WRITTEN EXERCISE: Reproduce nothing but the lines from the start of the material through the line that includes "-20, -30, -40];", both ends included, and omit every picture.
════
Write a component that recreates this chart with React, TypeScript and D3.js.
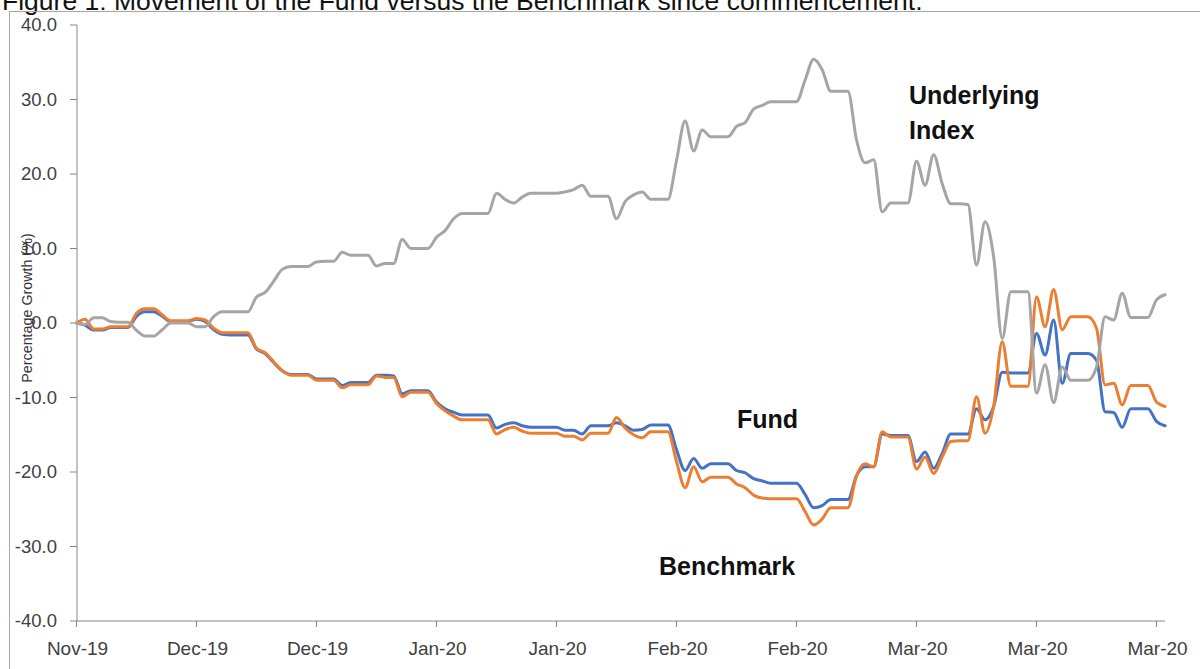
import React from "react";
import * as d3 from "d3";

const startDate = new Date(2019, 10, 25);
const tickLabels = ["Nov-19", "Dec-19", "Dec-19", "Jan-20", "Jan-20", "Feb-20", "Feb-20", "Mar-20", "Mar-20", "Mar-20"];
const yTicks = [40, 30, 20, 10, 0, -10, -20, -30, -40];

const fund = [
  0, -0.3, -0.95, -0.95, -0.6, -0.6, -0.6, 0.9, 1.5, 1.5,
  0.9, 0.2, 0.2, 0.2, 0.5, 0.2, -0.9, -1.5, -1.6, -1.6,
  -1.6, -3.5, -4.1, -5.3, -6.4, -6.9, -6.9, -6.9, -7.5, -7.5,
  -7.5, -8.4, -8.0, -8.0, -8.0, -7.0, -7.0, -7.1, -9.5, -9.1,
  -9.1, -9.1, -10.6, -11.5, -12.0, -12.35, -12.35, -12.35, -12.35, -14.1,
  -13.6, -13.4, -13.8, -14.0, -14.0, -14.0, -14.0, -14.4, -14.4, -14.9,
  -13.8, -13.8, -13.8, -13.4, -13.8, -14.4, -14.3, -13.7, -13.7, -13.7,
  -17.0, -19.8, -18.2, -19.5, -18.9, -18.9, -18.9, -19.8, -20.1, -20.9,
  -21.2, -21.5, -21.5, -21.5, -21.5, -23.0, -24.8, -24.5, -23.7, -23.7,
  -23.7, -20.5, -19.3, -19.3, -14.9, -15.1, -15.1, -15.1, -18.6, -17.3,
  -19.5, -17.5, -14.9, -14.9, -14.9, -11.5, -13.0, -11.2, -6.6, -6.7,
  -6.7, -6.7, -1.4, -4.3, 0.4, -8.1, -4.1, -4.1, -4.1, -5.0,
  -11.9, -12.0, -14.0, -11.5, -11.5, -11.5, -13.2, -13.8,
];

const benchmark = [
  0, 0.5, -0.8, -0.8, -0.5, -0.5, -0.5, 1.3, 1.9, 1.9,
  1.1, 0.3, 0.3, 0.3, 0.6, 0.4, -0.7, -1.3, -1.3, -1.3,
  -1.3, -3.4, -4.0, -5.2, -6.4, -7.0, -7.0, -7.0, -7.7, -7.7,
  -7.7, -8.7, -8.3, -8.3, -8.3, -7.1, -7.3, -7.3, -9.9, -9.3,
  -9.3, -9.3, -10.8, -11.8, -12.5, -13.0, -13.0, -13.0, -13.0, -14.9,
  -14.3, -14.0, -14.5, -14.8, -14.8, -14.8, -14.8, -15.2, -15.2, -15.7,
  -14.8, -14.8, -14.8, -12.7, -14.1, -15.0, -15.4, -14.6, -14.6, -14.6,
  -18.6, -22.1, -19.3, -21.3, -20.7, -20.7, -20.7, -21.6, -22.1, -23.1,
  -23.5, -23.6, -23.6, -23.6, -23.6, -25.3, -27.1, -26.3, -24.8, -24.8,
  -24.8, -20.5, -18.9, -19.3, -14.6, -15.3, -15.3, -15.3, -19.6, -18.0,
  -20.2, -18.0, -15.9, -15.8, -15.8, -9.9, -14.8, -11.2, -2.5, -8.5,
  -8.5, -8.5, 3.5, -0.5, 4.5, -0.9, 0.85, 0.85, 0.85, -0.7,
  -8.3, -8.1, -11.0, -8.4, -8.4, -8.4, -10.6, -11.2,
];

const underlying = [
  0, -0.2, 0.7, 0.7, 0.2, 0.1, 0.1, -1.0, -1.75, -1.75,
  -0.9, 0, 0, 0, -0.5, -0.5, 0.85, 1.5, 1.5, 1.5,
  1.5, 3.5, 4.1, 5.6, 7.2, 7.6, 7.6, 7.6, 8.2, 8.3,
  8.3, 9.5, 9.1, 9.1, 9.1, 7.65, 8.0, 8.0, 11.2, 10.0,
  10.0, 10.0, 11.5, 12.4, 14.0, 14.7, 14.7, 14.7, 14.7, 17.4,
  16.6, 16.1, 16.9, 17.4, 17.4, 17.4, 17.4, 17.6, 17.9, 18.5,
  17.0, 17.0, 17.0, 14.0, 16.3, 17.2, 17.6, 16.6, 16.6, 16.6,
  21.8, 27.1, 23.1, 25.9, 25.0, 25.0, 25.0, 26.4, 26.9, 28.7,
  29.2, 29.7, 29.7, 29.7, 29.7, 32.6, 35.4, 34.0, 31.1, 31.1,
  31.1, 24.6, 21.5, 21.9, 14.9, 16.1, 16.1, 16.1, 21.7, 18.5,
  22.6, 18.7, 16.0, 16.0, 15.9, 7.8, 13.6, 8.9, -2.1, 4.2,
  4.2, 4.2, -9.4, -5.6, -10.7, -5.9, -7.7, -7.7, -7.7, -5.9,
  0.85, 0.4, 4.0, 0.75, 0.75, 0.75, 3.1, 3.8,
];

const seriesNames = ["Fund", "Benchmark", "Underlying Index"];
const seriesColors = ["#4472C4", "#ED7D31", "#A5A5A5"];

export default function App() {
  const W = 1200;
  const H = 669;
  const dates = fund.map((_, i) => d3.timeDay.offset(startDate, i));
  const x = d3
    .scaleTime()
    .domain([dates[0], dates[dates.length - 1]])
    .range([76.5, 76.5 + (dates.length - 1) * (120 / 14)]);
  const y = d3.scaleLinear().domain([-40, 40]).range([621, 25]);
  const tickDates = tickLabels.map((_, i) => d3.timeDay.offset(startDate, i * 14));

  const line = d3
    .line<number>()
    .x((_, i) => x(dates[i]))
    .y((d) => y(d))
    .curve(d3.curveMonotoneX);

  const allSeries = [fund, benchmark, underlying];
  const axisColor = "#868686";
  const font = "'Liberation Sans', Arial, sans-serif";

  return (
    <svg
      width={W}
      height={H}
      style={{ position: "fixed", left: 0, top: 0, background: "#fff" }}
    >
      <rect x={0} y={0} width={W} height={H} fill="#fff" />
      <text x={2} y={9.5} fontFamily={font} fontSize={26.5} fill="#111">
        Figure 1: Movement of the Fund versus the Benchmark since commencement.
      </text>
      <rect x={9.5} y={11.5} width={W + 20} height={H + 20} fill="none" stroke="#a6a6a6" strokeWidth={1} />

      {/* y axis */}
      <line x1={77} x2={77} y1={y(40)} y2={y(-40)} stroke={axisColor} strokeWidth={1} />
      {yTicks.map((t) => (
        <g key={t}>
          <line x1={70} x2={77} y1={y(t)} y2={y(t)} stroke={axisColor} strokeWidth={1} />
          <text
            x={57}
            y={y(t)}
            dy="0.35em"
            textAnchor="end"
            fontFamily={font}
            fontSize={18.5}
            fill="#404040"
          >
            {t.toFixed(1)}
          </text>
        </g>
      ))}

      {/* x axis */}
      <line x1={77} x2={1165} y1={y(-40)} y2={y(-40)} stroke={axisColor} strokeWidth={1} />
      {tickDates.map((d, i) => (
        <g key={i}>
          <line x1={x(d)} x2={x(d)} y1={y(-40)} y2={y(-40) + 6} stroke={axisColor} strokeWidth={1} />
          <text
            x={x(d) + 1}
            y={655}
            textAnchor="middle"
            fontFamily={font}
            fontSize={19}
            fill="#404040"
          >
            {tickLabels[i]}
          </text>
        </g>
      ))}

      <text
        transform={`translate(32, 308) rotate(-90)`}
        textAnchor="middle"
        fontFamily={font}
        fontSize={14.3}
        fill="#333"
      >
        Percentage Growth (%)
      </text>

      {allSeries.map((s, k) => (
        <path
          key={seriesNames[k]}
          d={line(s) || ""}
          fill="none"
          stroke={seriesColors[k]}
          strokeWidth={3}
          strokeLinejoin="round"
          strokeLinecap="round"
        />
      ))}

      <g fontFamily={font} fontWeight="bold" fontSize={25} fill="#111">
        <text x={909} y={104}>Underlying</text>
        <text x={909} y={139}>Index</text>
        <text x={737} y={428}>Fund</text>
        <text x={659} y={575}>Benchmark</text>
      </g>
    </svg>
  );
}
════
RESPONSE BELOW:
Write a component that recreates this chart with React, TypeScript and D3.js.
import React from "react";
import * as d3 from "d3";

const startDate = new Date(2019, 10, 25);
const tickLabels = ["Nov-19", "Dec-19", "Dec-19", "Jan-20", "Jan-20", "Feb-20", "Feb-20", "Mar-20", "Mar-20", "Mar-20"];
const yTicks = [40, 30, 20, 10, 0, -10, -20, -30, -40];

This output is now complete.